## DATA BLOCK:
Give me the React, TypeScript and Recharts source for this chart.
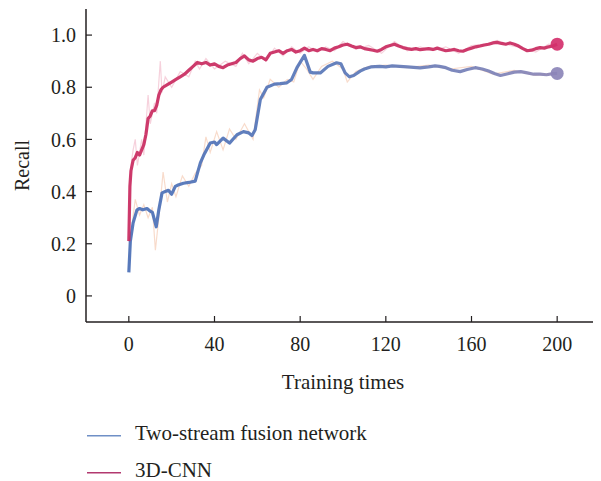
import React from "react";
import { LineChart, Line, XAxis, YAxis, Legend } from "recharts";

// Training times (x) and recall values (y)
const cnnX = [0, 0.5, 1, 2, 3, 4, 5, 6, 7, 8, 9, 10, 11, 12, 13, 14, 15, 16, 18, 20, 22, 24, 26, 28, 30, 32, 34, 36, 38, 40, 42, 44, 46, 48, 50, 52, 54, 56, 58, 60, 62, 64, 66, 68, 70, 72, 74, 76, 78, 80, 82, 84, 86, 88, 90, 92, 94, 96, 98, 100, 102, 104, 106, 108, 110, 112, 114, 116, 118, 120, 122, 124, 126, 128, 130, 132, 134, 136, 138, 140, 142, 144, 146, 148, 150, 152, 154, 156, 158, 160, 162, 164, 166, 168, 170, 172, 174, 176, 178, 180, 182, 184, 186, 188, 190, 192, 194, 196, 198, 200];
const cnnY = [0.21, 0.42, 0.48, 0.52, 0.53, 0.55, 0.54, 0.56, 0.58, 0.62, 0.68, 0.69, 0.71, 0.71, 0.73, 0.77, 0.79, 0.8, 0.81, 0.82, 0.83, 0.84, 0.85, 0.865, 0.88, 0.895, 0.89, 0.895, 0.885, 0.89, 0.88, 0.875, 0.885, 0.89, 0.895, 0.91, 0.92, 0.905, 0.9, 0.91, 0.915, 0.905, 0.93, 0.935, 0.94, 0.93, 0.94, 0.945, 0.935, 0.94, 0.95, 0.94, 0.945, 0.94, 0.948, 0.945, 0.94, 0.95, 0.955, 0.962, 0.965, 0.958, 0.952, 0.955, 0.948, 0.945, 0.942, 0.938, 0.945, 0.955, 0.96, 0.965, 0.958, 0.952, 0.948, 0.945, 0.948, 0.944, 0.946, 0.948, 0.945, 0.95, 0.945, 0.94, 0.942, 0.945, 0.94, 0.938, 0.945, 0.95, 0.955, 0.958, 0.962, 0.965, 0.97, 0.972, 0.968, 0.965, 0.97, 0.965, 0.958, 0.948, 0.94, 0.942, 0.948, 0.952, 0.95, 0.955, 0.958, 0.965];

const twoX = [0, 0.7, 2, 3.8, 5, 6.5, 8.5, 10, 11, 12, 12.8, 14, 15.5, 17, 18.5, 20, 21.7, 23, 25.5, 28, 31, 32, 33.4, 35, 38, 40, 41, 44, 47, 50.5, 53.5, 56, 57.5, 59, 61.4, 64.5, 68, 70.7, 73.8, 76, 78.5, 82, 84.7, 86, 89.4, 93, 97, 99, 101, 103, 105, 108, 110, 113, 117, 120, 123, 126.5, 130, 133, 136, 140, 143, 145, 148, 151, 154.7, 158, 161.7, 165, 168, 171, 173.5, 177, 180, 183, 186, 189, 192, 195, 198, 200];
const twoY = [0.09, 0.21, 0.28, 0.33, 0.335, 0.33, 0.335, 0.325, 0.32, 0.29, 0.265, 0.33, 0.395, 0.4, 0.405, 0.39, 0.42, 0.425, 0.432, 0.435, 0.44, 0.47, 0.51, 0.54, 0.586, 0.59, 0.58, 0.605, 0.586, 0.618, 0.63, 0.625, 0.615, 0.637, 0.753, 0.8, 0.812, 0.814, 0.817, 0.83, 0.875, 0.922, 0.858, 0.855, 0.855, 0.88, 0.894, 0.89, 0.855, 0.84, 0.845, 0.862, 0.87, 0.878, 0.88, 0.878, 0.882, 0.88, 0.878, 0.876, 0.874, 0.878, 0.882, 0.88, 0.875, 0.865, 0.86, 0.868, 0.875, 0.87, 0.862, 0.852, 0.845, 0.852, 0.858, 0.86, 0.855, 0.85, 0.85, 0.848, 0.852, 0.853];

// faint raw (unsmoothed) traces behind the lines
const cnnRawX = [0, 1, 2, 3, 4, 6, 7, 8, 9, 10, 12, 13, 14, 14.7, 15.5, 17, 20, 24, 28, 31, 33, 36, 40, 45, 50, 53, 56, 60, 64, 68, 72, 76, 80, 84, 88, 92, 96, 100, 106, 112, 118, 124, 130, 136, 142, 148, 154, 160, 166, 172, 178, 184, 190, 196, 200];
const cnnRawY = [0.24, 0.5, 0.56, 0.6, 0.5, 0.6, 0.54, 0.66, 0.77, 0.66, 0.74, 0.7, 0.82, 0.9, 0.78, 0.84, 0.8, 0.86, 0.84, 0.9, 0.87, 0.91, 0.87, 0.9, 0.88, 0.93, 0.89, 0.93, 0.9, 0.95, 0.92, 0.955, 0.93, 0.955, 0.935, 0.955, 0.94, 0.975, 0.945, 0.96, 0.93, 0.975, 0.94, 0.955, 0.94, 0.955, 0.93, 0.96, 0.965, 0.98, 0.96, 0.95, 0.935, 0.965, 0.96];
const twoRawX = [0, 1, 3, 5, 7, 9, 11, 12.4, 14, 16, 18, 20, 22, 25, 28, 31, 34, 36, 38, 41, 44, 47, 50, 54, 58, 61, 63, 66, 70, 74, 77, 80, 83, 86, 90, 95, 100, 102, 106, 112, 120, 130, 140, 150, 160, 170, 180, 190, 200];
const twoRawY = [0.1, 0.24, 0.37, 0.31, 0.35, 0.3, 0.34, 0.175, 0.3, 0.475, 0.36, 0.43, 0.38, 0.46, 0.42, 0.47, 0.5, 0.61, 0.55, 0.63, 0.56, 0.64, 0.6, 0.66, 0.6, 0.79, 0.76, 0.83, 0.8, 0.83, 0.82, 0.9, 0.87, 0.83, 0.88, 0.9, 0.87, 0.82, 0.86, 0.88, 0.885, 0.875, 0.885, 0.87, 0.88, 0.85, 0.865, 0.845, 0.855];

const xTicks = [0, 40, 80, 120, 160, 200];
const yTicks = [0, 0.2, 0.4, 0.6, 0.8, 1.0];
const seriesNames = ["Two-stream fusion network", "3D-CNN"];

const toData = (xs: number[], ys: number[]) => xs.map((x, i) => ({ x, y: ys[i] }));
const cnnData = toData(cnnX, cnnY);
const twoData = toData(twoX, twoY);
const cnnRaw = toData(cnnRawX, cnnRawY);
const twoRaw = toData(twoRawX, twoRawY);

const FONT = "'Liberation Serif', 'DejaVu Serif', serif";
const INK = "#231f20";
const RED = "#c92a60";

const endDot = (len: number, fill: string) => (props: any) => {
  const { cx, cy, index } = props;
  if (index !== len - 1) return <g key={`d${index}`} />;
  return <circle key={`d${index}`} cx={cx} cy={cy} r={6.5} fill={fill} fillOpacity={0.92} />;
};

const LegendBox = () => (
  <div style={{ position: "relative", width: 593, height: 78, fontFamily: FONT, fontSize: 21, color: INK }}>
    {[
      { name: seriesNames[0], color: "#6f8fc6", top: 20 },
      { name: seriesNames[1], color: "#b2396f", top: 56.5 },
    ].map((r) => (
      <div key={r.name} style={{ position: "absolute", left: 79, top: r.top, height: 20, display: "flex", alignItems: "center", whiteSpace: "nowrap" }}>
        <svg width={34} height={20} style={{ display: "block" }}>
          <line x1={0} x2={34} y1={12.7} y2={12.7} stroke={r.color} strokeWidth={1.6} />
        </svg>
        <span style={{ marginLeft: 14, lineHeight: "20px" }}>{r.name}</span>
      </div>
    ))}
  </div>
);

export default function App() {
  return (
    <LineChart width={593} height={473} margin={{ top: 1, right: 1, left: 0, bottom: 0 }}>
      <defs>
        <linearGradient id="blueGrad" x1="0" y1="0" x2="1" y2="0">
          <stop offset="0%" stopColor="#4a6fb7" />
          <stop offset="55%" stopColor="#5b78b8" />
          <stop offset="100%" stopColor="#8c86b6" />
        </linearGradient>
      </defs>
      <XAxis
        type="number"
        dataKey="x"
        domain={[-20, 220]}
        ticks={xTicks}
        allowDataOverflow
        height={81}
        tickSize={-6}
        tickMargin={21}
        tick={{ fontFamily: FONT, fontSize: 20, fill: INK }}
        axisLine={{ stroke: INK, strokeWidth: 1.5 }}
        tickLine={{ stroke: INK, strokeWidth: 1.2 }}
        label={(p: any) => {
          const vb = p.viewBox;
          return (
            <text x={vb.x + vb.width / 2} y={vb.y + 67} textAnchor="middle" fontFamily={FONT} fontSize={21} fill={INK}>
              Training times
            </text>
          );
        }}
      />
      <YAxis
        type="number"
        domain={[-0.1, 1.1]}
        ticks={yTicks}
        allowDataOverflow
        width={78}
        tickSize={-6}
        tickMargin={16}
        tickFormatter={(v: number) => (v === 0 ? "0" : v.toFixed(1))}
        tick={{ fontFamily: FONT, fontSize: 20, fill: INK }}
        axisLine={{ stroke: INK, strokeWidth: 1.5 }}
        tickLine={{ stroke: INK, strokeWidth: 1.2 }}
        label={(p: any) => {
          const vb = p.viewBox;
          const cx = vb.x + 14;
          const cy = vb.y + vb.height / 2;
          return (
            <text x={cx} y={cy} transform={`rotate(-90 ${cx} ${cy})`} textAnchor="middle" dominantBaseline="central" fontFamily={FONT} fontSize={20} fill={INK}>
              Recall
            </text>
          );
        }}
      />
      <Legend verticalAlign="bottom" layout="horizontal" wrapperStyle={{ top: 395, left: 0, width: 593 }} content={() => <LegendBox />} />
      <Line data={twoRaw} dataKey="y" type="linear" stroke="#f3c3a8" strokeWidth={1.2} strokeOpacity={0.6} dot={false} activeDot={false} legendType="none" isAnimationActive={false} />
      <Line data={cnnRaw} dataKey="y" type="linear" stroke="#f0b3c4" strokeWidth={1.2} strokeOpacity={0.6} dot={false} activeDot={false} legendType="none" isAnimationActive={false} />
      <Line data={twoData} dataKey="y" name={seriesNames[0]} type="linear" stroke="url(#blueGrad)" strokeWidth={3.2} strokeOpacity={0.92} strokeLinejoin="round" dot={endDot(twoData.length, "#8c86b8")} activeDot={false} isAnimationActive={false} />
      <Line data={cnnData} dataKey="y" name={seriesNames[1]} type="linear" stroke={RED} strokeWidth={3.2} strokeOpacity={0.92} strokeLinejoin="round" dot={endDot(cnnData.length, "#d4306c")} activeDot={false} isAnimationActive={false} />
    </LineChart>
  );
}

## WHAT IS EXPECTED:
Leave out the pictures. Transcribe only the lines above, from the first through the one that contains "XAxis, YAxis, Legend".

## ANSWER TO THIS EXERCISE:
Give me the React, TypeScript and Recharts source for this chart.
import React from "react";
import { LineChart, Line, XAxis, YAxis, Legend } from "recharts";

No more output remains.